Devlin returned to Google in 2023 and has continued to work on the company's frontier models [6]. He is credited among the contributors to the Gemini 1.5 technical report, published by the Gemini Team at Google in 2024 [10]. Detailed, independently verified information about his exact title is limited in public reporting; sources consistently describe him as a research scientist contributing to Google's large language model work [1][6][10].

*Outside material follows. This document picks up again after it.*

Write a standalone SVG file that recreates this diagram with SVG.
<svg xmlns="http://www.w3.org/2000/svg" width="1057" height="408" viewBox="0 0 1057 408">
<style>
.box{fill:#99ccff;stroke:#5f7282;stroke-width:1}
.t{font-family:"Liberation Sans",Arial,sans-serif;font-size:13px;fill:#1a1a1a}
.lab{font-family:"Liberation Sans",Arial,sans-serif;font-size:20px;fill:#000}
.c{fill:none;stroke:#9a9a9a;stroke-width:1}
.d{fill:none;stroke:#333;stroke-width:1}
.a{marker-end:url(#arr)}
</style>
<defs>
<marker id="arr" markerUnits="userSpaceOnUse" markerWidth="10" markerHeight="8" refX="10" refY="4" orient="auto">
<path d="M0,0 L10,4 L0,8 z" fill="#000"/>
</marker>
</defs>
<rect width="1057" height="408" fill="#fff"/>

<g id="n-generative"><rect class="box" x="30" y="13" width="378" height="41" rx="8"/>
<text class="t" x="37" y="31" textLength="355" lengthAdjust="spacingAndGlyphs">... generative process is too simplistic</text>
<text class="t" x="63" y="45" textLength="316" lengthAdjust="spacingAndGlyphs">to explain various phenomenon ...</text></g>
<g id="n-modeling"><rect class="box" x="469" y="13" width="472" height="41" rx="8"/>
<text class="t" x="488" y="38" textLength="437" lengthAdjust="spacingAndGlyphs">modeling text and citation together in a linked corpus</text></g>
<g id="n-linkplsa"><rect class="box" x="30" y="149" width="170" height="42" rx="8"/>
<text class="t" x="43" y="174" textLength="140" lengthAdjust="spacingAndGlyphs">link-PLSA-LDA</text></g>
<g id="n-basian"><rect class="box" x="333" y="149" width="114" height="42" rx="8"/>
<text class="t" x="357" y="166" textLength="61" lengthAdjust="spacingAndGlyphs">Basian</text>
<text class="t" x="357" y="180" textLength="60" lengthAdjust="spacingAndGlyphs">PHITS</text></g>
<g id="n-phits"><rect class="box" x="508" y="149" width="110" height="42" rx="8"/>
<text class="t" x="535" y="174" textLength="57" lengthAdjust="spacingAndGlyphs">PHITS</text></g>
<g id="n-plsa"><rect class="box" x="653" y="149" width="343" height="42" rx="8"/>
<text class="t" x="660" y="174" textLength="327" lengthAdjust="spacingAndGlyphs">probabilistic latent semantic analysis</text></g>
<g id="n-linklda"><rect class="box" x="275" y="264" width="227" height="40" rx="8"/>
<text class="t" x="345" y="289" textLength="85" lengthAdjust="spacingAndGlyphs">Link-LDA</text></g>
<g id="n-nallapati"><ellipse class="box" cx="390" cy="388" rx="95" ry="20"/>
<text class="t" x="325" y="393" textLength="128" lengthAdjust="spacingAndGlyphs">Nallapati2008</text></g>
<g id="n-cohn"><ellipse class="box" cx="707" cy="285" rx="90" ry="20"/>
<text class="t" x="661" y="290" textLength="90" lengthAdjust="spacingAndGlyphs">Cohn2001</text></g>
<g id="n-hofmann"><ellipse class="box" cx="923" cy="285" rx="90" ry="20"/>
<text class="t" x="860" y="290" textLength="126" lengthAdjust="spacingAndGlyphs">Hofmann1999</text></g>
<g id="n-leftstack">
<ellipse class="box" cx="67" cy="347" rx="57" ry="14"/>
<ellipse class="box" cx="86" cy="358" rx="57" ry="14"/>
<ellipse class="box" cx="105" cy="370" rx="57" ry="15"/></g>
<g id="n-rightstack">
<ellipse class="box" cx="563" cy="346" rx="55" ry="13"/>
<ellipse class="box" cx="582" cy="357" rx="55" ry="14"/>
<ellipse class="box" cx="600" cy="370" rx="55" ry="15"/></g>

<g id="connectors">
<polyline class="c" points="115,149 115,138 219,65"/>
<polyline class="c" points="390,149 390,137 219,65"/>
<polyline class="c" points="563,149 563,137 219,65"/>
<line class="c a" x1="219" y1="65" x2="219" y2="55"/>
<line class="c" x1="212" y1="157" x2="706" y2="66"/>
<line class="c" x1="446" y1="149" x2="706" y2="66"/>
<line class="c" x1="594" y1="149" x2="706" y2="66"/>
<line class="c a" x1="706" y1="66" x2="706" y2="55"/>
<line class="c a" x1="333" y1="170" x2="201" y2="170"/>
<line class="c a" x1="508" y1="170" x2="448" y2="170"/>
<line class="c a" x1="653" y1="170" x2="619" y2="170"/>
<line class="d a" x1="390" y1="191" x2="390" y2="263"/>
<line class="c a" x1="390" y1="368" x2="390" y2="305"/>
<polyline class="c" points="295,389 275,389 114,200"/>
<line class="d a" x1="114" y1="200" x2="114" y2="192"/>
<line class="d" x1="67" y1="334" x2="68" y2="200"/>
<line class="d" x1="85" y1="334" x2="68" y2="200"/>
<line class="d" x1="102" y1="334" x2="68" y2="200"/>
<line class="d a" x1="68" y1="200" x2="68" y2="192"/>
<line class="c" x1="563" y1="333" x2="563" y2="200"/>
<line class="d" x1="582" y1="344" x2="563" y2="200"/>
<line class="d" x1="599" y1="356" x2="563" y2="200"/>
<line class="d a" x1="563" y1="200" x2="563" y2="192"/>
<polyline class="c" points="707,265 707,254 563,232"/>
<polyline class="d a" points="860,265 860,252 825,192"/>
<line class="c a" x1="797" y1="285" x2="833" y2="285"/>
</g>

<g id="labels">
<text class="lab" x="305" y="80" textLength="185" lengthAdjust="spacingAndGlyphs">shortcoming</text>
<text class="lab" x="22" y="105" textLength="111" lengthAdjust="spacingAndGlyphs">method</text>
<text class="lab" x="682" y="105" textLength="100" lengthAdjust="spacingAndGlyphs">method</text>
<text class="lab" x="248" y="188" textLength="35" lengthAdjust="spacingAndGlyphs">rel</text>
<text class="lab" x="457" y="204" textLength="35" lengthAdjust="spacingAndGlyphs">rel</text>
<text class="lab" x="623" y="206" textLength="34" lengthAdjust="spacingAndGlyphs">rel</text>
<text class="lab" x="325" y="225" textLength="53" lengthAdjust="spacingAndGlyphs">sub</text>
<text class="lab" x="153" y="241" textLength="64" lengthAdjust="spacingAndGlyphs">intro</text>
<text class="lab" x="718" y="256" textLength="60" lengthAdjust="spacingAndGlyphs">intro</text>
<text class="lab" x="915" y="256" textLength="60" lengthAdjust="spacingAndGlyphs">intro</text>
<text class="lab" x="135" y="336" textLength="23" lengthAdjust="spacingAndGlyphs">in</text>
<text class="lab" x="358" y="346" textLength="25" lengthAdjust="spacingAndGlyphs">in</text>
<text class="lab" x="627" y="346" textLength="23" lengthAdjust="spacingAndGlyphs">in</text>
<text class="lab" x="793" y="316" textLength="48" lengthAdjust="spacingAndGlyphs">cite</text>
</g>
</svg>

| Year | Paper | Role | Venue |
|---|---|---|---|
| 2014 | Fast and Robust Neural Network Joint Models for Statistical Machine Translation | First author | ACL 2014 (Best Long Paper) [8] |
| 2017 | RobustFill: Neural Program Learning under Noisy I/O | First author | ICML 2017 [12] |
| 2018/2019 | BERT: Pre-training of Deep Bidirectional Transformers for Language Understanding | First author | NAACL 2019 (Best Long Paper) [7][20] |
| 2022 | PaLM: Scaling Language Modeling with Pathways | Co-author | arXiv / JMLR [11] |
| 2022 | Scaling Instruction-Finetuned Language Models (Flan) | Co-author | arXiv / JMLR [13] |
| 2024 | Gemini 1.5 technical report | Contributor | arXiv [10] |
Devlin's research has been recognized with multiple best-paper awards at the field's leading venues: the NAACL 2012 Best Short Paper award, the ACL 2014 Best Long Paper award for his statistical machine translation work, and the NAACL 2019 Best Long Paper award for BERT [1][4][20]. BERT itself is widely regarded as one of the most influential papers in modern NLP, both for its benchmark results and for helping to establish the pretrain-then-fine-tune approach used by later large language models [2][7].